But for others, such a change can instead signal the beginning of the end ahead of their own eventual departure.
Manchester United will be hoping Kobbie Mainoo falls into the former category, having parted company with Ruben Amorim earlier this week. But when Liverpool last made their own managerial change, with Arne Slot succeeding Jurgen Klopp, the Dutchman’s arrival ultimately led to few starting opportunities for the likes of Harvey Elliott, Darwin Nunez and Wataru Endo.
Of course, this is nothing new. It’s the brutal, cut-throat nature of the sport. That’s football. It’s the way it is, was and always will be. Not every player can play and every manager has his own ideas and favoured players.
Chris Kirkland found that out the hard way following the arrival of Rafa Benitez in the summer of 2004.
The one-time England international was a boyhood Liverpool fan and joined the Reds in a £6m deal from Coventry City in the summer of 2001. Signed on the same day as Jerzy Dudek, he was Liverpool’s second-choice goalkeeper for the majority of his time at the club.

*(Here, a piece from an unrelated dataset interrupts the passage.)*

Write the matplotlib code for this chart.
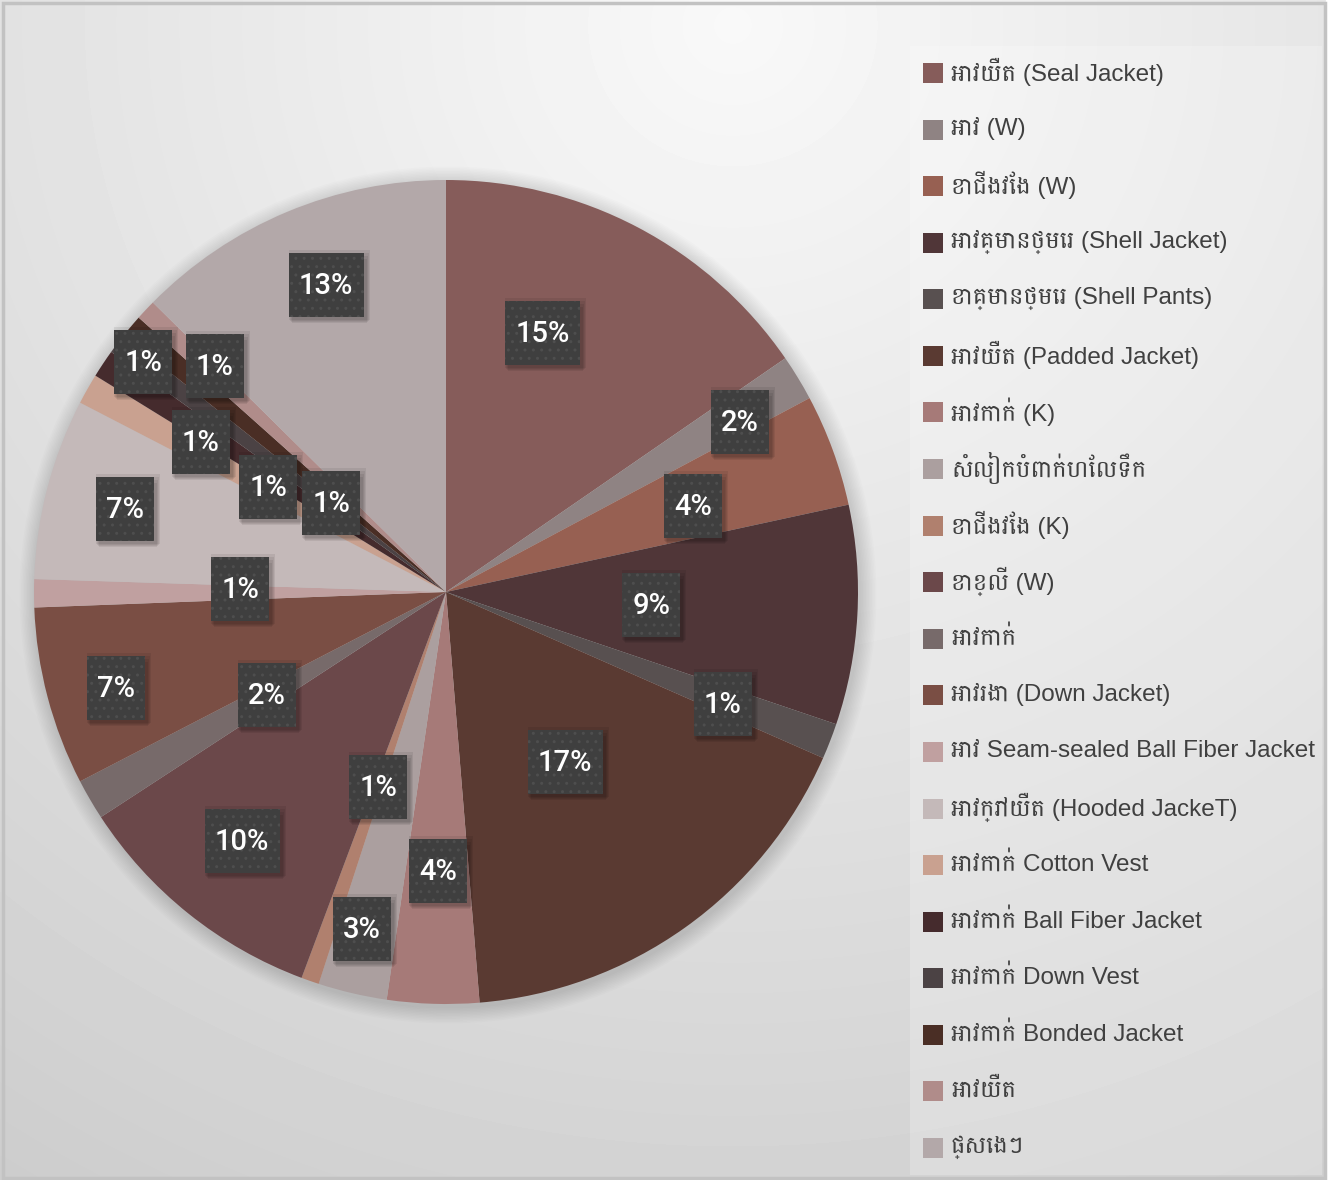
import numpy as np
import matplotlib
matplotlib.use("Agg")
import matplotlib.pyplot as plt
from matplotlib.patches import Rectangle, Circle

# ---- data ----
labels = ["អាវយឺត (Seal Jacket)", "អាវ (W)", "ខោជើងវែង (W)", "អាវគ្មានថ្មេរ (Shell Jacket)",
          "ខោគ្មានថ្មេរ (Shell Pants)", "អាវយឺត (Padded Jacket)", "អាវកាក់ (K)",
          "សំលៀកបំពាក់ហែលទឹក", "ខោជើងវែង (K)", "ខោខ្លី (W)", "អាវកាក់",
          "អាវរងា (Down Jacket)", "អាវ Seam-sealed Ball Fiber Jacket",
          "អាវក្រៅយឺត (Hooded JackeT)", "អាវកាក់ Cotton Vest", "អាវកាក់ Ball Fiber Jacket",
          "អាវកាក់ Down Vest", "អាវកាក់ Bonded Jacket", "អាវយឺត", "ផ្សេងៗ"]
shares = [15.4, 1.8, 4.4, 8.6, 1.4, 17.1, 3.6, 2.7, 0.7, 10.1,
          1.6, 7.0, 1.1, 7.1, 1.2, 1.1, 0.8, 0.9, 0.8, 12.6]
colors = ["#865c5a", "#8f8383", "#976052", "#503638", "#585050", "#5a3a32", "#a67a78",
          "#ab9f9f", "#b0806e", "#6b484a", "#776a6a", "#7a4e44", "#c0a0a0", "#c4b9b9",
          "#c9a190", "#452b2d", "#4b4244", "#4a2e25", "#b08c8a", "#b3a8a9"]

# where excel dropped each percentage box (pie radius = 1)
label_xy = [(0.235, 0.629), (0.714, 0.413), (0.600, 0.209), (0.498, -0.032), (0.672, -0.272),
            (0.289, -0.413), (-0.019, -0.677), (-0.204, -0.818), (-0.165, -0.473), (-0.495, -0.604),
            (-0.434, -0.250), (-0.801, -0.233), (-0.500, 0.007), (-0.779, 0.201), (-0.735, 0.558),
            (-0.561, 0.549), (-0.595, 0.364), (-0.432, 0.255), (-0.279, 0.216), (-0.291, 0.745)]

W, H = 1333, 1180
fig = plt.figure(figsize=(W / 100, H / 100), dpi=100)
fam = ["Liberation Sans", "Battambang", "DejaVu Sans"]

# background gradient + frame
bg = fig.add_axes([0, 0, 1, 1])
yy, xx = np.mgrid[0:1:300j, 0:1:300j]
d = np.sqrt(((xx - 0.55) * 1.1) ** 2 + (yy - 0.02) ** 2)
v = np.clip(0.975 - 0.15 * d, 0, 1)
bg.imshow(v, cmap="gray", vmin=0, vmax=1, extent=(0, W, H, 0), aspect="auto", interpolation="bicubic")
bg.set_xlim(0, W)
bg.set_ylim(H, 0)
bg.axis("off")
bg.add_patch(Rectangle((1326, 0), 7, H, color="white", zorder=2))
bg.add_patch(Rectangle((3, 3), 1322, 1175, fill=False, ec="#c2c2c2", lw=2.5, zorder=3))
# legend panel
bg.add_patch(Rectangle((910, 46), 412, 1129, color="white", alpha=0.22, lw=0, zorder=2))

# pie
cx, cy, R = 446, 592, 412
ax = fig.add_axes([(cx - R) / W, (H - cy - R) / H, 2 * R / W, 2 * R / H])
ax.patch.set_alpha(0)
px = 1 / R
# soft outer shadow
for k in range(1, 12):
    ax.add_patch(Circle((2 * px, -3 * px), 1 + k * 1.5 * px, color="black", alpha=0.012,
                        lw=0, zorder=0, clip_on=False))
wedges, _ = ax.pie(shares, colors=colors, startangle=90, counterclock=False, radius=1,
                   wedgeprops=dict(lw=0, zorder=1))
ax.set_xlim(-1, 1)
ax.set_ylim(-1, 1)
ax.set_aspect("auto")
ax.axis("off")

total = sum(shares)
for (lx, ly), s in zip(label_xy, shares):
    txt = "%.0f%%" % (100 * s / total)
    bw, bh = (24 + 17 * len(txt)) * px, 64 * px
    for k in range(4):
        ax.add_patch(Rectangle((lx - bw / 2 + (3 - k) * px, ly - bh / 2 - (6 - k) * px),
                               bw + 2 * k * px, bh + 2 * k * px,
                               color="black", alpha=0.07, lw=0, zorder=4))
    ax.add_patch(Rectangle((lx - bw / 2, ly - bh / 2), bw, bh, facecolor="#3f3f3f",
                           edgecolor="#4e4e4e", hatch="..", lw=0, zorder=5))
    ax.text(lx, ly - 1 * px, txt, color="white", fontsize=21, family=["Roboto", "Liberation Sans"],
            weight="medium", ha="center", va="center", zorder=6)

# legend
for i, (lab, c) in enumerate(zip(labels, colors)):
    y = 72 + i * 56.58
    bg.add_patch(Rectangle((923, y - 9), 20, 20, color=c, lw=0, zorder=4))
    bg.text(951, y, lab, color="#404040", fontsize=17.5, family=fam,
            ha="left", va="center", zorder=4)

fig.savefig("out.png", dpi=100)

He had enjoyed successful stints as first choice under Gerard Houllier, only to see them come to an end prematurely because of untimely injury.
But following the arrival of Benitez, things changed for Kirkland at Liverpool. The Reds might have been the club of his dreams, but it did not take long for the keeper to realise the writing was on the wall as he struggled to adapt under the Spaniard.
“It was tough for a lot of us because a lot of the players were close to Gerard, and his backroom staff as well,” he admitted in an exclusive interview with the ECHO and Blood Red. “When he leaves, everyone goes as well, the whole backroom staff went.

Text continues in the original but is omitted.